Honestly, what I’ve just described is the vast majority of the game. You have a home base where you can pay to create new player characters or buy weapons and armour, but most of your time is going to be spent running around on various maps grinding away to raise your characters’ levels, Chou-Chou’s charm level, and to increase the number of peons under your control. When there is story, it’s a bit sparse compared to other Compile Heart/Idea Factory releases, but like most releases by those companies, both the plot and characters are played for laughs. So Mugen Souls is definitely for the more dungeon crawl/combat-oriented gamer than it is for ones looks for a long detailed story. You’ll get a chuckle out of things here and there, but definitely expect to be doing a lot of micromanaging of Chou-Chou in combat so you can maximize the items and peons you get.

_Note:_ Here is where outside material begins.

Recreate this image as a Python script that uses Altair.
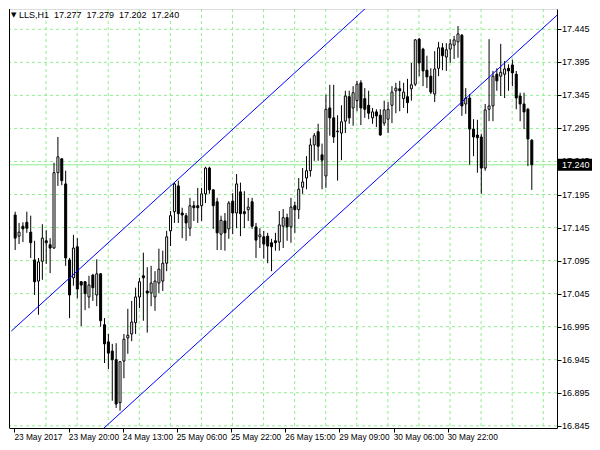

Mugen Souls comes out September 18th and can be purchased online or in your local brick and mortar store. If you preorder the standard edition directly from Nippon Ichi’s website, you’ll get a soundtrack CD as a special bonus. Nippon Ichi also has two special versions of the game you can only buy directly from them. The first is the Limited Edition that comes with a special slipcase, art book and Shampuru bath set. The other is the Limited Edition + Figures set which contains everything in the previous version and three figurines that are the same size and style as those that came with Disgaea 4. Also remember to check back here in a few weeks, when I’ll have a full review of the game. This has only been a hands-on preview of my first impression, and I know I’ll have lots more to say once I’ve progressed further into the game and discovered even more weirdness.